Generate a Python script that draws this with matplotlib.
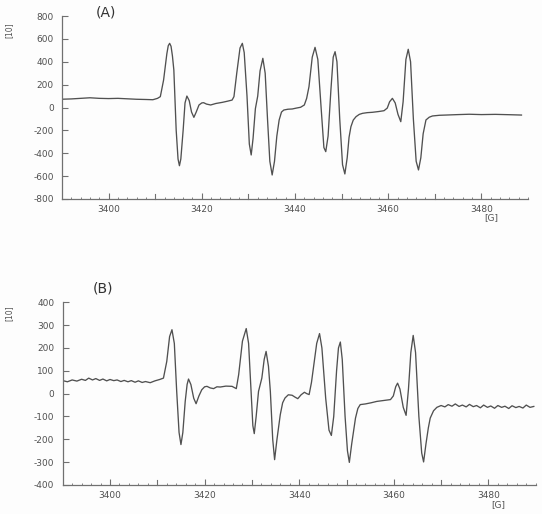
import matplotlib
matplotlib.use("Agg")
import matplotlib.pyplot as plt
from matplotlib.ticker import MultipleLocator

plt.rcParams['axes.unicode_minus'] = False
plt.rcParams['font.family'] = ['DejaVu Sans']

# ---- Panel A data (field in G, intensity in units of 10) ----
field_a = [3389.7, 3392, 3394, 3396, 3398, 3400, 3402, 3404, 3406, 3408, 3409.5, 3410.5,
           3411.1, 3411.8, 3412.5, 3412.8, 3413.1, 3413.4, 3413.7, 3414.0, 3414.5, 3414.9, 3415.2, 3415.5,
           3416.0, 3416.4, 3416.8, 3417.3, 3417.8, 3418.3, 3418.8, 3419.4, 3420.0, 3420.4,
           3421.0, 3421.9, 3423.0, 3424.4, 3425.5, 3426.5, 3426.9, 3427.5, 3428.2, 3428.7,
           3429.1, 3429.7, 3430.2, 3430.6, 3431.0, 3431.5, 3432.0, 3432.5, 3433.1, 3433.6,
           3434.1, 3434.6, 3435.1, 3435.6, 3436.1, 3436.6, 3437.1, 3437.6, 3438.5, 3439.4,
           3440.3, 3441.2, 3442.0, 3442.5, 3443.0, 3443.7, 3444.3, 3444.9, 3445.6, 3446.2,
           3446.6, 3447.1, 3447.7, 3448.2, 3448.6, 3449.0, 3449.6, 3450.2, 3450.7, 3451.2,
           3451.6, 3452.0, 3452.5, 3453.1, 3453.8, 3454.5, 3455.5, 3456.6, 3458.0, 3459.1,
           3459.8, 3460.3, 3460.9, 3461.5, 3462.1, 3462.7, 3463.2, 3463.8, 3464.3, 3464.8,
           3465.4, 3466.0, 3466.5, 3467.0, 3467.5, 3468.1, 3468.8, 3469.5, 3471.0, 3472.4,
           3475.0, 3477.4, 3480.0, 3483.0, 3486.0, 3488.6]
signal_a = [72, 75, 80, 85, 80, 78, 80, 76, 72, 70, 68, 80,
            95, 240, 470, 540, 561, 535, 450, 328, -197, -450, -509, -450,
            -197, 40, 100, 60, -40, -86, -40, 22, 40, 42,
            30, 22, 35, 45, 55, 65, 95, 300, 520, 561,
            480, 100, -320, -415, -270, -10, 100, 320, 430, 300,
            -100, -470, -590, -470, -250, -109, -40, -22, -15, -13,
            -5, 2, 22, 80, 182, 440, 526, 420, 0, -350,
            -386, -250, 150, 440, 488, 400, -100, -500, -581, -440,
            -260, -168, -110, -80, -60, -51, -45, -42, -35, -28,
            -5, 50, 80, 40, -60, -124, 50, 420, 509, 400,
            -100, -470, -546, -440, -230, -109, -85, -74, -68, -66,
            -62, -59, -62, -60, -63, -66]

# ---- Panel B data ----
field_b = [3390, 3391, 3392, 3393, 3394, 3394.8, 3395.5, 3396.3, 3397, 3397.8, 3398.5,
           3399.3, 3400, 3400.8, 3401.5, 3402.3, 3403, 3403.8, 3404.5, 3405.3,
           3406, 3406.8, 3407.5, 3408.5, 3409.5, 3410.5, 3411.3, 3412.0, 3412.6, 3413.1, 3413.6,
           3414.1, 3414.6, 3415.0, 3415.4, 3415.9, 3416.3, 3416.6, 3417.1, 3417.7, 3418.2,
           3418.8, 3419.4, 3420.0, 3420.5, 3421.2, 3421.9, 3422.6, 3423.3, 3424.5, 3425.8,
           3426.7, 3427.2, 3428.0, 3428.8, 3429.3, 3429.8, 3430.2, 3430.5, 3430.9, 3431.4,
           3432.1, 3432.6, 3433.0, 3433.5, 3433.9, 3434.4, 3434.8, 3435.3, 3436.0, 3436.5,
           3437.0, 3437.7, 3438.5, 3439.1, 3439.7, 3440.4, 3441.1, 3441.6, 3442.1, 3442.6,
           3443.0, 3443.7, 3444.3, 3444.8, 3445.6, 3446.3, 3446.8, 3447.3, 3447.9, 3448.3,
           3448.7, 3449.1, 3449.7, 3450.2, 3450.6, 3451.1, 3451.9, 3452.4, 3452.9, 3454.0,
           3455.2, 3456.4, 3457.8, 3459.3, 3459.9, 3460.4, 3460.8, 3461.3, 3462.0, 3462.6,
           3463.1, 3463.6, 3464.1, 3464.6, 3465.3, 3465.9, 3466.3, 3466.8, 3467.3, 3467.7,
           3468.4, 3469.1, 3470.0, 3470.8, 3471.5, 3472.3, 3473.0, 3473.8, 3474.5, 3475.3,
           3476.0, 3476.8, 3477.5, 3478.3, 3479.0, 3479.8, 3480.5, 3481.3, 3482.0, 3482.8,
           3483.5, 3484.3, 3485.0, 3485.8, 3486.5, 3487.3, 3488.0, 3488.8, 3489.6]
signal_b = [57, 52, 60, 55, 63, 58, 68, 60, 66, 58, 64,
            56, 62, 57, 60, 53, 58, 52, 57, 50,
            56, 49, 53, 48, 56, 62, 68, 141, 250, 280, 220,
            10, -170, -223, -170, -34, 40, 64, 40, -20, -44,
            -10, 17, 30, 32, 25, 22, 30, 29, 33, 32,
            22, 83, 230, 285, 220, 20, -140, -175, -100, 10,
            68, 150, 185, 120, 10, -200, -289, -200, -92, -40,
            -19, -5, -7, -15, -22, -5, 6, 0, -4, 50,
            112, 220, 263, 200, -20, -160, -183, -100, 100, 200,
            226, 150, -100, -250, -301, -220, -107, -65, -48, -45,
            -40, -34, -30, -26, -10, 30, 46, 20, -60, -95,
            20, 180, 255, 180, -100, -260, -299, -220, -150, -107,
            -75, -60, -52, -58, -48, -55, -45, -56, -50, -58,
            -47, -57, -52, -62, -50, -60, -54, -64, -52, -60,
            -55, -65, -53, -61, -56, -63, -50, -60, -56]

xticks = [3400, 3420, 3440, 3460, 3480]
yticks_a = [-800, -600, -400, -200, 0, 200, 400, 600, 800]
yticks_b = [-400, -300, -200, -100, 0, 100, 200, 300, 400]

W, H = 542, 514
fig = plt.figure(figsize=(W / 100, H / 100), dpi=100)
fig.patch.set_facecolor('#fdfdfd')

ax_color = '#707070'
txt_color = '#505050'
line_color = '#505050'


def style(ax, yticks):
    ax.set_facecolor('#fdfdfd')
    for s in ('top', 'right'):
        ax.spines[s].set_visible(False)
    for s in ('left', 'bottom'):
        ax.spines[s].set_color(ax_color)
        ax.spines[s].set_linewidth(0.9)
    ax.set_xlim(3390, 3490)
    ax.set_ylim(yticks[0], yticks[-1])
    ax.set_xticks(xticks)
    ax.set_yticks(yticks)
    ax.xaxis.set_minor_locator(MultipleLocator(2))
    ax.tick_params(axis='both', which='major', direction='in', length=4,
                   width=0.8, color=ax_color, labelsize=6.5, labelcolor=txt_color)
    ax.tick_params(axis='y', which='major', pad=6)
    ax.tick_params(axis='x', which='major', pad=4)
    ax.tick_params(axis='x', which='minor', direction='in', length=1.5,
                   width=0.6, color=ax_color)
    # 10 G ticks
    for xv in [3410, 3430, 3450, 3470]:
        ax.plot([xv, xv], [0, 0.025], transform=ax.get_xaxis_transform(),
                color=ax_color, lw=0.8, clip_on=False)


# Panel A
axA = fig.add_axes([62 / W, 1 - 199 / H, 466 / W, 183 / H])
style(axA, yticks_a)
axA.plot(field_a, signal_a, color=line_color, lw=0.95)
fig.text(106 / W, 1 - 12 / H, '(A)', fontsize=10, color='#333333', ha='center', va='center')
fig.text(9 / W, 1 - 30 / H, '[10]', fontsize=5.5, color=txt_color, rotation=90,
         ha='center', va='center')
fig.text(491 / W, 1 - 218 / H, '[G]', fontsize=6.5, color=txt_color, ha='center', va='center')

# Panel B
axB = fig.add_axes([62.7 / W, 1 - 485 / H, 473 / W, 182.7 / H])
style(axB, yticks_b)
axB.plot(field_b, signal_b, color=line_color, lw=0.95)
fig.text(103 / W, 1 - 288 / H, '(B)', fontsize=10, color='#333333', ha='center', va='center')
fig.text(9 / W, 1 - 313 / H, '[10]', fontsize=5.5, color=txt_color, rotation=90,
         ha='center', va='center')
fig.text(498 / W, 1 - 505 / H, '[G]', fontsize=6.5, color=txt_color, ha='center', va='center')

fig.savefig('out.png', dpi=100, facecolor=fig.get_facecolor())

**Aim:**
Wherever the word "matplotlib" occurs in a line of the listing, copy that line.

**Finished exercise:**
Generate a Python script that draws this with matplotlib.
import matplotlib
matplotlib.use("Agg")
import matplotlib.pyplot as plt
from matplotlib.ticker import MultipleLocator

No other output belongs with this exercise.